The absence of early symptoms makes pancreatic cancer hard to diagnose and this has a negative effect on the prognosis as it is recognized very late. Symptoms like upper abdominal pain, nausea, and weight loss make the differential diagnosis of chronic pancreatitis possible. Many patients report pain spreading to the back and jaundice, which points to a progressed stage of the disease.
Another symptom that is rather rare is a recurrent risk for thrombosis. If the body or the tail of the pancreas is affected, symptoms generally occur even later so that the prognosis is worse compared to cancer in the head of the pancreas.
Normally, the tumor is not palpable. However, the gall bladder is palpable if the tumor obstructs the common bile duct. Jaundice also results in this situation (Courvoisier’s sign). Tumor markers CA 19-9 and CEA should not serve for early diagnosis but are helpful in the post-surgery follow-up.

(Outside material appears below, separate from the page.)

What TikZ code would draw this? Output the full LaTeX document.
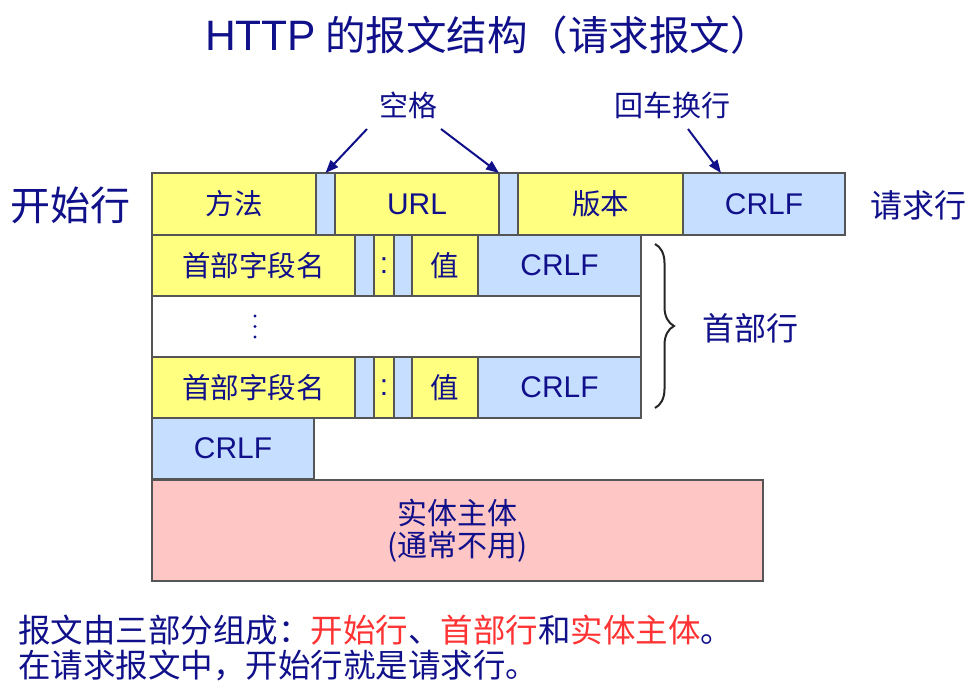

Only a few patients can be cured with the resection of the tumor since metastases are, in most cases, already there when the diagnosis is made.
The results of chemo and radiation therapy are also not satisfactory. The latter is helpful, however, in the therapy of the pancreatic pain. In most patients, palliative interventions (biliodigestive anastomosis, percutaneous stenting, and biliary drainage) are indicated. They can prolong life for 6–9 months.

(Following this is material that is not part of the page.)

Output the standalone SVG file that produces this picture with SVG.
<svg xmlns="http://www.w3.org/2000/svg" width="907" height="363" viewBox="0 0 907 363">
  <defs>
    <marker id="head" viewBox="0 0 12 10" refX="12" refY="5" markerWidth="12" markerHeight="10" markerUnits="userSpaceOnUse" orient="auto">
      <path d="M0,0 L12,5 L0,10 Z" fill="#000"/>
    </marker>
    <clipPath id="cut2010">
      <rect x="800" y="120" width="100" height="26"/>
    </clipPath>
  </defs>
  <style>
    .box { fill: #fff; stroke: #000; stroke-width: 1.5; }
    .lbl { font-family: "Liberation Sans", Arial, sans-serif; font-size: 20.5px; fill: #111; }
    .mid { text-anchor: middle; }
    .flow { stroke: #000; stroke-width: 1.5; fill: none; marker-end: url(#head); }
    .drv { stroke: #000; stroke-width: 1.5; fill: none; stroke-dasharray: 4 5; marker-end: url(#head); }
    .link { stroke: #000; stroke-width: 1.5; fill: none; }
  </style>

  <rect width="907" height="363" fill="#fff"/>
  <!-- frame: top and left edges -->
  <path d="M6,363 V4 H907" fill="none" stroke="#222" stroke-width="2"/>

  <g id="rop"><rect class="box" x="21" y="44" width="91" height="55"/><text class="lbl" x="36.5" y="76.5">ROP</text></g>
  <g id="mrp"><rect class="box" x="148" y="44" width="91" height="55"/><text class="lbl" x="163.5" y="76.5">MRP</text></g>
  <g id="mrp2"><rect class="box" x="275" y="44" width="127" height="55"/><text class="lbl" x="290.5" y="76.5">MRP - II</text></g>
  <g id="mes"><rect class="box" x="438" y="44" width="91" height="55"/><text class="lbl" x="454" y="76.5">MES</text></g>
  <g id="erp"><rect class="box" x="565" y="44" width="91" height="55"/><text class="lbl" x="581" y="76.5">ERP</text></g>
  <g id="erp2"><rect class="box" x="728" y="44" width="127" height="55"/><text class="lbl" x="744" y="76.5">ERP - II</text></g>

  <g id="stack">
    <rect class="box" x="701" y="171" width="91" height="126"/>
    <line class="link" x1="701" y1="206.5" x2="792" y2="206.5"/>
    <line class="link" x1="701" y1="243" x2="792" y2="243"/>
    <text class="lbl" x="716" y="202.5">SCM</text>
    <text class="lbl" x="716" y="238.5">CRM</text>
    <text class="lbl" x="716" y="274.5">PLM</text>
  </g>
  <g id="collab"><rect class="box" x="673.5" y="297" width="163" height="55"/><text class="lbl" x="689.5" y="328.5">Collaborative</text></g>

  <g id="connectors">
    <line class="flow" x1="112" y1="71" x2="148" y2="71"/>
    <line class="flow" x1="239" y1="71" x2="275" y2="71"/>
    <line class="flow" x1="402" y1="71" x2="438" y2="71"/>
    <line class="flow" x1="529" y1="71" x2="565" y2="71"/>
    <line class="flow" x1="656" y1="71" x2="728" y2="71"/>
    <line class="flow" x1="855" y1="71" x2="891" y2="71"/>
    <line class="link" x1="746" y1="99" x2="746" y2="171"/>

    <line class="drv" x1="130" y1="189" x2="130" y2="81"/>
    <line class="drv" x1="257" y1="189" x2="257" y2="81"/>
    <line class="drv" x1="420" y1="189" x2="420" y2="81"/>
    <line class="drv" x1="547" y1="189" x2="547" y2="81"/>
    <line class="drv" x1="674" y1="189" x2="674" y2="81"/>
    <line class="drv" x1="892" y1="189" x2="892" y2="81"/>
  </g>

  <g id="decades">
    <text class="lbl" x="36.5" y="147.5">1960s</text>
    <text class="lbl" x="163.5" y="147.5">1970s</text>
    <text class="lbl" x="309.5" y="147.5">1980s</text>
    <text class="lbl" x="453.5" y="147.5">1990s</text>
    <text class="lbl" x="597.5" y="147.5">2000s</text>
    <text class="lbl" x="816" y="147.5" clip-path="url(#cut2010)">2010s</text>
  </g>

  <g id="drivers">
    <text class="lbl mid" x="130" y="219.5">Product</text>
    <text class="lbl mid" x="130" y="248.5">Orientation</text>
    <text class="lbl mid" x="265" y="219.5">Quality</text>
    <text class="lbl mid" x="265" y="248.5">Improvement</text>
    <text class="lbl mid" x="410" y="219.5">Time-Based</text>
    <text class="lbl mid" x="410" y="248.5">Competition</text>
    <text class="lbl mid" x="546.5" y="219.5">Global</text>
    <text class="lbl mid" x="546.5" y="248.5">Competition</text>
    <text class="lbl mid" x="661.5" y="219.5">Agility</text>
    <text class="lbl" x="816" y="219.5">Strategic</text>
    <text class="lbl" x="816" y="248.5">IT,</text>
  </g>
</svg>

Examination of the Pancreas
Due to its location in the retroperitoneal space, the pancreas is neither palpable nor can it be auscultated or imaged using a conventional X-ray. Pain expresses itself in the upper abdomen in a belt-like manner.
|Sonography||The main structure for the localization of the pancreas is the splenic vein, which lies dorsally of it. The echogenicity is similar to the liver’s; echogenicity increases with adiposis and increasing age (=pancreatic lipomatosis). Pancreatic tumors are normally hypoechogenic. Calcifications are evidence of chronic pancreatitis. For better imaging of the tail of the pancreas, the ultrasound head should be rotated slightly clockwise.|
|CT/MRT (magnetic resonance tomography)||In the sectional views, the pancreas lies in front of the vertebras in a hoof-shape.|
|ERCP||Imaging of the bile ducts and pancreatic ducts with an application of contrast agents via the major duodenal papilla and screening afterward. If needed, a direct therapeutic intervention (papillotomy, stone extraction, or drainage placement) is possible.|
|MRCP (magnetic resonance cholangiopancreatography)||Non-invasive and does not involve radiation exposure. Imaging of fluids in the pancreatic ducts and the bile ducts as areas with high signal intensity, but no direct therapeutic intervention possible.|
Patients frequently ask
Can you live without a pancreas?
Medically, it is possible to survive after the complete removal of the pancreas. However, in the absence of the pancreas, body is incapable to produce digestive enzymes, insulin, and other hormones to digest food and control blood sugar levels. Thus, the patient develops diabetes and he has to completely rely on exogenous insulin supply and other medicines to maintain sugar levels.